Sertissage de rubis sur une bague, maintenue sur un bloc de cire. Le sertissage est un métier à part entière de la joaillerie.

L’ultraluxe s’accommode bien des grands formats, puisqu’il n’est pas grossier. Une bague peut peser 15 ou 20 grammes, elle sera ciselée, gravée et sertie par des artisans d’art genevois. Et, ici, chaque pièce est unique. Tout au plus, une parure en diamants et rubis peut avoir une petite sœur, mais celle-ci sera en diamants et émeraudes, ou en diamants et saphirs. Cela pour deux raisons. «La première est que nos clients n’aiment pas que d’autres puissent s’offrir la même pièce.» La seconde est nettement plus pratique : il est difficile de trouver des gemmes d’une taille ou d’une qualité suffisante pour produire deux bijoux identiques. Si les prix des pierres brutes s’envolent, ceux des pierres taillées sont stratosphériques. Et la clientèle «tique» parfois. L’été dernier, une habituée de la maison lorgnait sur une bague à 4 millions. Le diamant (de plusieurs dizaines de carats) justifiait le prix, mais était trop cher. Avec quelques carats en moins, la dame a pu s’offrir un modèle similaire pour (seulement) 1 million !

Un caillou de 813 carats !

Si, au début de son existence, De Grisogono s’est fait connaître avec le diamant noir pour se distinguer de ses concurrents, la marque se singularise aujourd’hui par l’acquisition de diamants toujours plus gros, toujours plus extraordinaires. «Ils correspondent à notre image. Nous avons la clientèle qui les veut et pour qui le diamant reste un investissement extrêmement sûr.» Ainsi, en juillet dernier, il crée l’événement dans le monde feutré mais très compétitif de la joaillerie.
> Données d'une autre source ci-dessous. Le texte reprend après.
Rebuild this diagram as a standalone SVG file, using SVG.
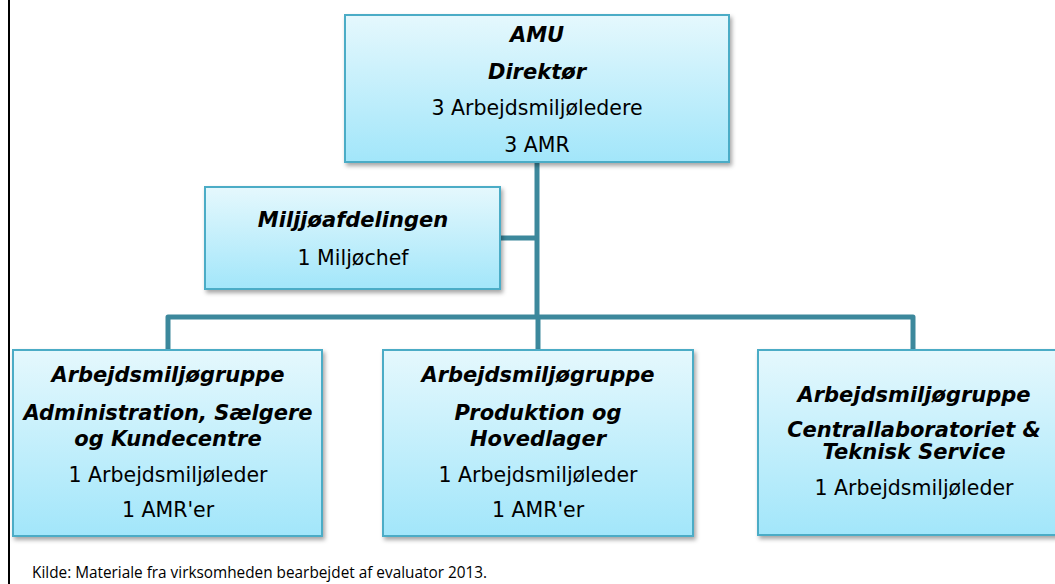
<svg xmlns="http://www.w3.org/2000/svg" width="1055" height="584" viewBox="0 0 1055 584">
  <defs>
    <linearGradient id="boxFill" x1="0" y1="0" x2="0" y2="1">
      <stop offset="0" stop-color="#E5F8FD"/>
      <stop offset="1" stop-color="#A2E6FA"/>
    </linearGradient>
    <filter id="shadow" x="-10%" y="-10%" width="125%" height="130%">
      <feDropShadow dx="2" dy="3" stdDeviation="2" flood-color="#000" flood-opacity="0.35"/>
    </filter>
  </defs>
  <style>
    .box { fill: url(#boxFill); stroke: #4BACC6; stroke-width: 2; filter: url(#shadow); }
    .hd { font-family: "DejaVu Sans", Verdana, sans-serif; font-size: 21px; font-weight: bold; font-style: italic; fill: #000; text-anchor: middle; }
    .tx { font-family: "DejaVu Sans", Tahoma, sans-serif; font-size: 20.5px; fill: #000; text-anchor: middle; }
    .link { fill: none; stroke: #3C889C; stroke-width: 5; stroke-linejoin: round; }
    .caption { font-family: "Open Sans", "Noto Sans", sans-serif; font-size: 16.5px; fill: #000; }
  </style>

  <rect width="1055" height="584" fill="#fff"/>

  <!-- frame line on the left -->
  <line x1="9" y1="0" x2="9" y2="584" stroke="#000" stroke-width="2"/>

  <!-- connectors -->
  <g id="connectors">
    <path class="link" d="M537 162 V317"/>
    <path class="link" d="M500 238 H537"/>
    <path class="link" d="M168 350 V317 H913 V350"/>
    <path class="link" d="M538 317 V350"/>
  </g>

  <!-- top node -->
  <g id="node-amu">
    <rect class="box" x="345" y="15" width="384" height="147"/>
    <text class="hd" x="537" y="42">AMU</text>
    <text class="hd" x="537" y="79">Direktør</text>
    <text class="tx" x="537" y="115">3 Arbejdsmiljøledere</text>
    <text class="tx" x="537" y="152">3 AMR</text>
  </g>

  <!-- environment department -->
  <g id="node-miljo">
    <rect class="box" x="205" y="187" width="295" height="102"/>
    <text class="hd" x="353" y="227">Miljjøafdelingen</text>
    <text class="tx" x="353" y="265">1 Miljøchef</text>
  </g>

  <!-- working environment groups -->
  <g id="node-admin">
    <rect class="box" x="13" y="350" width="309" height="186"/>
    <text class="hd" x="168" y="382">Arbejdsmiljøgruppe</text>
    <text class="hd" x="168" y="420">Administration, Sælgere</text>
    <text class="hd" x="168" y="446">og Kundecentre</text>
    <text class="tx" x="168" y="482">1 Arbejdsmiljøleder</text>
    <text class="tx" x="168" y="517">1 AMR'er</text>
  </g>

  <g id="node-produktion">
    <rect class="box" x="383" y="350" width="310" height="186"/>
    <text class="hd" x="538" y="382">Arbejdsmiljøgruppe</text>
    <text class="hd" x="538" y="420">Produktion og</text>
    <text class="hd" x="538" y="446">Hovedlager</text>
    <text class="tx" x="538" y="482">1 Arbejdsmiljøleder</text>
    <text class="tx" x="538" y="517">1 AMR'er</text>
  </g>

  <g id="node-laboratorie">
    <rect class="box" x="758" y="350" width="310" height="185"/>
    <text class="hd" x="914" y="402">Arbejdsmiljøgruppe</text>
    <text class="hd" x="914" y="437">Centrallaboratoriet &amp;</text>
    <text class="hd" x="914" y="459">Teknisk Service</text>
    <text class="tx" x="914" y="495">1 Arbejdsmiljøleder</text>
  </g>

  <!-- source note -->
  <text class="caption" x="32" y="578" textLength="455" lengthAdjust="spacingAndGlyphs">Kilde: Materiale fra virksomheden bearbejdet af evaluator 2013.</text>
</svg>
Il dévoile sa dernière acquisition : le 404. Il ne s’agit pas d’une Peugeot de collection mais du plus gros diamant jamais trouvé en Angola. Son poids exact : 404,2 carats. Son prix : 16 millions de dollars (monnaie d’usage dans le négoce des gemmes).

Avec une telle pierre, Fawaz Gruosi s’est solidement installé dans le monde de la très haute joaillerie, se plaçant au niveau du londonien Graff Diamonds, connu pour l’achat des gemmes les plus importantes, comme le Wittelsbach-Graff (diamant bleu de 31 carats payé 23,5 millions de dollars) ou le Graff Pink (diamant rose de 24,8 carats pour 46 millions de dollars). Une position que De Grisogono a confirmé en septembre. A l’occasion de la Biennale des antiquaires, à Paris, et à la surprise générale, il a dévoilé sa dernière acquisition : The Constellation. Acheté 63 millions de dollars à un négociant de Dubaï, c’est un diamant brut de 813 carats. Quand il aura été taillé, il devrait en rester une pierre d’environ 300 carats et quelques autres plus petites. «Je l’espère», se contente de dire Fawaz Gruosi. Quid du bijou qui en sortira ? «Sans doute une parure. » Laquelle deviendra la plus chère jamais proposée sur le marché.